→ **WHAT IS REQUIRED**:
Work through the data below line by line and say how many lines hold "chart"; give only the number.
### MATERIAL PROVIDED ###
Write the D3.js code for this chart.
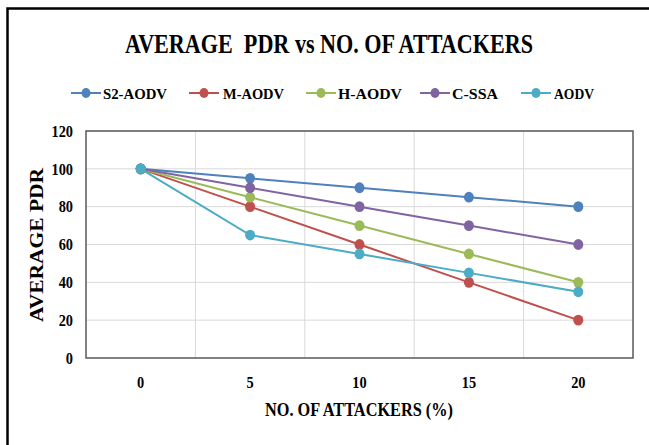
<!DOCTYPE html>
<html>
<head>
<meta charset="utf-8">
<script src="https://cdn.jsdelivr.net/npm/d3@7"></script>
<style>
  html, body { margin: 0; padding: 0; background: #fff; }
  svg { display: block; }
  text { font-family: "Liberation Serif", "Times New Roman", serif; font-weight: bold; fill: #000; white-space: pre; }
</style>
</head>
<body>
<svg id="chart" width="649" height="445"></svg>
<script>
// Attack percentages on the x axis
const categories = ["0", "5", "10", "15", "20"];

// Average packet delivery ratio per protocol
const seriesNames = ["S2-AODV", "M-AODV", "H-AODV", "C-SSA", "AODV"];
const s2aodv = [100, 95, 90, 85, 80];
const maodv  = [100, 80, 60, 40, 20];
const haodv  = [100, 85, 70, 55, 40];
const cssa   = [100, 90, 80, 70, 60];
const aodv   = [100, 65, 55, 45, 35];
const seriesValues = [s2aodv, maodv, haodv, cssa, aodv];
const seriesColors = ["#4F81BD", "#C0504D", "#9BBB59", "#8064A2", "#4BACC6"];

const yTicks = [0, 20, 40, 60, 80, 100, 120];

const titleText = "AVERAGE  PDR vs NO. OF ATTACKERS";
const xTitleText = "NO. OF ATTACKERS (%)";
const yTitleText = "AVERAGE PDR";

const FONT = '"Liberation Serif", "Times New Roman", serif';
const svg = d3.select("#chart");

// Outer frame (left and top edges)
svg.append("path")
  .attr("d", "M7.5,445 L7.5,8.5 L649,8.5")
  .attr("fill", "none")
  .attr("stroke", "#000")
  .attr("stroke-width", 2.5);

const plot = { left: 86, right: 633, top: 131, bottom: 358 };

const x = d3.scaleBand().domain(categories).range([plot.left, plot.right]).paddingInner(0).paddingOuter(0);
const y = d3.scaleLinear().domain([0, 120]).range([plot.bottom, plot.top]);
const cx = c => x(c) + x.bandwidth() / 2;

// Fit a text element to a given width
function fit(sel, w) {
  sel.attr("textLength", w).attr("lengthAdjust", "spacingAndGlyphs");
}
function squeeze(sel, k) {
  sel.each(function () {
    const len = this.getComputedTextLength();
    d3.select(this).attr("textLength", len * k).attr("lengthAdjust", "spacingAndGlyphs");
  });
}

// Title
svg.append("text")
  .attr("x", 125).attr("y", 53)
  .style("font-size", "27px")
  .text(titleText)
  .call(fit, 408);

// Legend
const legendItems = [
  { mark: 86, textX: 103, w: 64 },
  { mark: 204, textX: 223, w: 61 },
  { mark: 321, textX: 338, w: 64 },
  { mark: 435, textX: 452, w: 46 },
  { mark: 536, textX: 554, w: 40 }
];
const lg = svg.append("g");
seriesNames.forEach((name, i) => {
  const it = legendItems[i];
  lg.append("line")
    .attr("x1", it.mark - 15).attr("x2", it.mark + 15)
    .attr("y1", 93).attr("y2", 93)
    .attr("stroke", seriesColors[i]).attr("stroke-width", 2);
  lg.append("ellipse")
    .attr("cx", it.mark).attr("cy", 93).attr("rx", 4.5).attr("ry", 5)
    .attr("fill", seriesColors[i]);
  lg.append("text")
    .attr("x", it.textX).attr("y", 98.5)
    .style("font-size", "15.5px")
    .text(name)
    .call(fit, it.w);
});

// Horizontal gridlines
svg.append("g").selectAll("line").data(yTicks.filter(t => t > 0))
  .join("line")
  .attr("x1", plot.left).attr("x2", plot.right)
  .attr("y1", d => y(d)).attr("y2", d => y(d))
  .attr("stroke", "#d9d9d9").attr("stroke-width", 1);

// Vertical gridlines at category boundaries
svg.append("g").selectAll("line").data(categories.slice(1))
  .join("line")
  .attr("x1", d => x(d)).attr("x2", d => x(d))
  .attr("y1", plot.top).attr("y2", plot.bottom)
  .attr("stroke", "#d9d9d9").attr("stroke-width", 1);

// Plot area border
svg.append("rect")
  .attr("x", plot.left).attr("y", plot.top)
  .attr("width", plot.right - plot.left).attr("height", plot.bottom - plot.top)
  .attr("fill", "none").attr("stroke", "#595959").attr("stroke-width", 1.5);

// Axes
const xAxis = svg.append("g")
  .attr("transform", `translate(0,${plot.bottom})`)
  .call(d3.axisBottom(x).tickSize(0).tickPadding(18));
xAxis.attr("font-family", FONT);
xAxis.select(".domain").remove();
xAxis.selectAll("text").style("font-family", FONT).style("font-size", "16.5px").attr("fill", "#000").call(squeeze, 0.87);

const yAxis = svg.append("g")
  .attr("transform", `translate(${plot.left},0)`)
  .call(d3.axisLeft(y).tickValues(yTicks).tickSize(0).tickPadding(13));
yAxis.attr("font-family", FONT);
yAxis.select(".domain").remove();
yAxis.selectAll("text").style("font-family", FONT).style("font-size", "16.5px").attr("fill", "#000").call(squeeze, 0.87);

// Axis titles
svg.append("text")
  .attr("x", 265).attr("y", 416)
  .style("font-size", "19px")
  .text(xTitleText)
  .call(fit, 188);

svg.append("text")
  .attr("transform", "translate(43,322) rotate(-90)")
  .attr("x", 0).attr("y", 0)
  .style("font-size", "18px")
  .text(yTitleText)
  .call(fit, 154);

// Series lines and markers
const line = d3.line().x((d, i) => cx(categories[i])).y(d => y(d));
seriesValues.forEach((vals, i) => {
  svg.append("path")
    .datum(vals)
    .attr("d", line)
    .attr("fill", "none")
    .attr("stroke", seriesColors[i])
    .attr("stroke-width", 2);
});
seriesValues.forEach((vals, i) => {
  svg.append("g").selectAll("ellipse").data(vals)
    .join("ellipse")
    .attr("cx", (d, j) => cx(categories[j]))
    .attr("cy", d => y(d))
    .attr("rx", 5).attr("ry", 5.4)
    .attr("fill", seriesColors[i]);
});
</script>
</body>
</html>
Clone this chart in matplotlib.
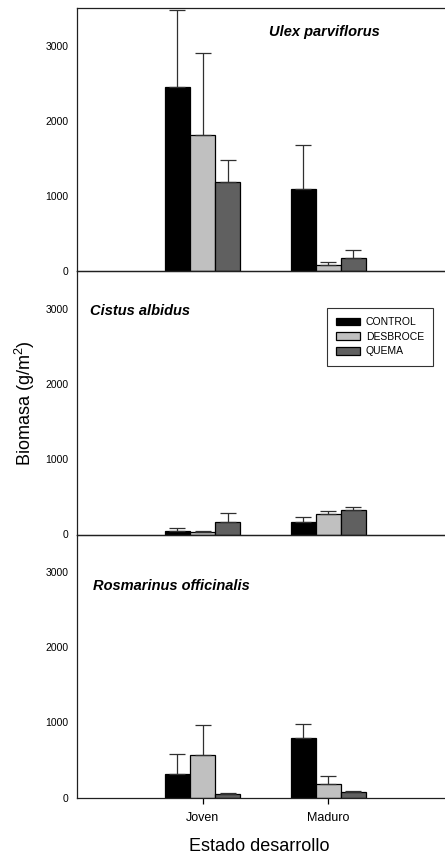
###
→ **RESULT OF THIS TASK**:
4